Damaged Gut: Neurological Problems
Research has shown that the gut and the brain are linked through their nervous system, and Drs. Saleeby and Berkowitz believe that the damaged gut could contribute to the brain fog, fatigue, and other problems seen in their patients.
Gut problems have long been linked to neurocognitive impairments.
For instance, some people develop severe brain fog “within 30 minutes” of eating a piece of bread because they’re gluten-sensitive or have celiac disease, Dr. Saleeby said.
Neuroinflammation driven by the gut could explain why patients with gut problems often develop neurocognitive problems. The brain and the gut are extensively linked through the gut-brain axis. When patients suffering from gut problems eat particular foods or chemicals that trigger disease, the gut may produce inflammatory chemicals that can penetrate the brain.
Another reason cause of neurocognitive impairment is the depletion of neurotransmitters. Many microbes in the gut use dietary nutrients to make neurotransmitters. Some of these microbes are lost in dysbiosis, and the gut becomes less capable of absorbing nutrients for use.
Therefore, neurological and cognitive problems may manifest. The neurotransmitters used in the brain are also made in the gut. Ninety-five percent and 50 percent of serotonin and dopamine are made in the gut, respectively.
Most neurotransmitters made outside the brain cannot cross the blood-brain barrier or be utilized by the brain. Yet research suggests a direct link between mental and cognitive health and microbiome health.
Dr. Berkowitz has noticed what he considers a depletion of gamma-aminobutyric acid (GABA), which can be made by bacteria in the gut, including Bifidobacteria. He believes the lack of GABA in the brain—an inhibitor to calm the nervous system—is why many patients display signs of an overactive nervous system.

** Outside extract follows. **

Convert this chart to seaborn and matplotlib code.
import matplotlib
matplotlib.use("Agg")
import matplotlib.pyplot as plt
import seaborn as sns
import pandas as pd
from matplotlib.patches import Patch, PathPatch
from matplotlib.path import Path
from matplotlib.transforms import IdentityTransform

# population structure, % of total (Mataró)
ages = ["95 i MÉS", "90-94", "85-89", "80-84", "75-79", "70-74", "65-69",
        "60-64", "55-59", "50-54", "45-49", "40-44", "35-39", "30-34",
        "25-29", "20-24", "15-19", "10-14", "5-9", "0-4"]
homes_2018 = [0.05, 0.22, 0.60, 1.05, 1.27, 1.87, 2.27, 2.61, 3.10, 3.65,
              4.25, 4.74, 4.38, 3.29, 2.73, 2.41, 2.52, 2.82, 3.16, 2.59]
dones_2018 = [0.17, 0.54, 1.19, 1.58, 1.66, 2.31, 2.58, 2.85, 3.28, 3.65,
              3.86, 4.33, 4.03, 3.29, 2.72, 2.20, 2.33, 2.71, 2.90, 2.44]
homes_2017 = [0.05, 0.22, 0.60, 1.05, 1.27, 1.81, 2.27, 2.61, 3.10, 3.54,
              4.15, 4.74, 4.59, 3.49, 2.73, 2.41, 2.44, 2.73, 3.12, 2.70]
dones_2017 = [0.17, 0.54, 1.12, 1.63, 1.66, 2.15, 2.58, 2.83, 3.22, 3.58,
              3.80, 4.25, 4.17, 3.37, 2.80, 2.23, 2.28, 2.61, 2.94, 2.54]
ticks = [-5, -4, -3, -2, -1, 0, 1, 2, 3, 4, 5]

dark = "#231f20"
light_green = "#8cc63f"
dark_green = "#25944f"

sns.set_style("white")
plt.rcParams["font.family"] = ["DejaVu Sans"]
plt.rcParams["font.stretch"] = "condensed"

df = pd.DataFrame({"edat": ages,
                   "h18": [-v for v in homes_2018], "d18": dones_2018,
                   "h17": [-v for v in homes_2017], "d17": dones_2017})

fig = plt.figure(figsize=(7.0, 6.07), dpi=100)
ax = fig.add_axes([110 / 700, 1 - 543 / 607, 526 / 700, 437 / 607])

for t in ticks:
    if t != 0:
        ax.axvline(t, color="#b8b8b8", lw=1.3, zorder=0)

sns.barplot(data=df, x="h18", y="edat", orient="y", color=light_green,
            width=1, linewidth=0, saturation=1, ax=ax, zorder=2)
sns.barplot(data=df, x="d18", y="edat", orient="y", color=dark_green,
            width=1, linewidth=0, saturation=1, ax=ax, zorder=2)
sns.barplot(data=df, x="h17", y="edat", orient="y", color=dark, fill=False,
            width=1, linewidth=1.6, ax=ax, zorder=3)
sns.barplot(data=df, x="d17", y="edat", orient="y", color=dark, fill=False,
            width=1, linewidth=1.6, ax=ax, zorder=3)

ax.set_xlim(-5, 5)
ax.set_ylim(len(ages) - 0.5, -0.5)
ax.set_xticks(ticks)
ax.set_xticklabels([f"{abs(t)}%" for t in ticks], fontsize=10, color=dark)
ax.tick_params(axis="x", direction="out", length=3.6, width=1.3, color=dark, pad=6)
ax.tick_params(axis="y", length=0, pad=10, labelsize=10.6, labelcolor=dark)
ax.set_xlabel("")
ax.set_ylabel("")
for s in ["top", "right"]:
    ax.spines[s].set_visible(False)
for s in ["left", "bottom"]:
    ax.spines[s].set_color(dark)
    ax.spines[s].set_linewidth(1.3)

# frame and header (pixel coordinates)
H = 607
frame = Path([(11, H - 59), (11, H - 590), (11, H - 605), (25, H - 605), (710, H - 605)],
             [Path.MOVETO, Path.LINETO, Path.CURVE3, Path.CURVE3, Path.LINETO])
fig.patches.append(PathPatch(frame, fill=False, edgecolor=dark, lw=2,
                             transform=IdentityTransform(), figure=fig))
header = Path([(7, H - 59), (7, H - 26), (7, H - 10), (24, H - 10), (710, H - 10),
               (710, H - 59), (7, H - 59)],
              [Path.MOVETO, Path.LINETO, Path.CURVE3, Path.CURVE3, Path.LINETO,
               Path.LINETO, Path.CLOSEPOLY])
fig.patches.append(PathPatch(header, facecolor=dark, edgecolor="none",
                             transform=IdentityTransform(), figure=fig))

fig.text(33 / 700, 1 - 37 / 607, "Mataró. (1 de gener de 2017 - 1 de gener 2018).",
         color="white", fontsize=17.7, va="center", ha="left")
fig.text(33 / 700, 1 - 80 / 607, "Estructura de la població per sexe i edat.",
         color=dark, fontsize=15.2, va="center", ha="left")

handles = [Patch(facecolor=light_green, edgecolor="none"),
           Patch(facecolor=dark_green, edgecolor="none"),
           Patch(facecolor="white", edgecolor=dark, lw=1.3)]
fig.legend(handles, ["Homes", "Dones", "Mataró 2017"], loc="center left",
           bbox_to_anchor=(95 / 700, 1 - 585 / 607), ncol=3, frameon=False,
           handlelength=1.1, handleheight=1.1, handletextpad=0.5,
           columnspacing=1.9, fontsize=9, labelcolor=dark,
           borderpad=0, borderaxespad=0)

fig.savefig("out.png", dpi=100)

He treats these patients with magnesium and melatonin, both of which stimulate GABA, and bovine colostrum, a milky fluid that seeps from cow udders the first few days after they give birth. Bovine colostrum has had promising results in repairing gastrointestinal damage in both animals and humans. Using these therapeutics, Dr. Berkowitz found that patients’ overactive nervous systems seemed to calm down, improving their symptoms.
“People describe their system going 100 miles an hour,” he said, and when you calm that down, the body can then repair itself. “Repair doesn’t happen when the body’s in a stress state … [since all the body’s] resources are focused on just survival.”
Damaged Gut: Autoimmune Conditions
Gut problems have also long been associated with autoimmune diseases, and doctors treating vaccine-injured patients have reported similar findings.
Autoimmune problems typically manifest in leaky gut, often medically referred to as increased intestinal permeability. In a leaky gut, the mucous layer protecting the gut from microbes is broken down, and microbes can then infect the gut lining and nearby blood vessels.
“If [the gut lining] is disrupted, it’s kind of like [breaking down] a castle wall,” Dr. Saleeby said. “If it gets breached, then the enemy can get in.”
During this stressful time of invasion, if a virus or bacteria makes it in, infection occurs. If the invader is harmless, like a piece of peanut or a benign chemical, an allergic reaction manifests instead. The body starts attacking these foreign yet benign antigens and, in doing so, may harm itself, leading to autoimmune disease.
Dr. Berkowitz has found that many of his patients with overactive nervous systems and gut problems also test positive for autoantibodies, signaling a potential autoimmune disease.
“Nerve pain, fatigue, muscle and joint issues are probably the most common issues [with these patients],” he said. Many also report skin problems such as rashes.
However, once prescribed treatment for their guts and nervous systems, the patients’ symptoms improve, and their antibody levels decline.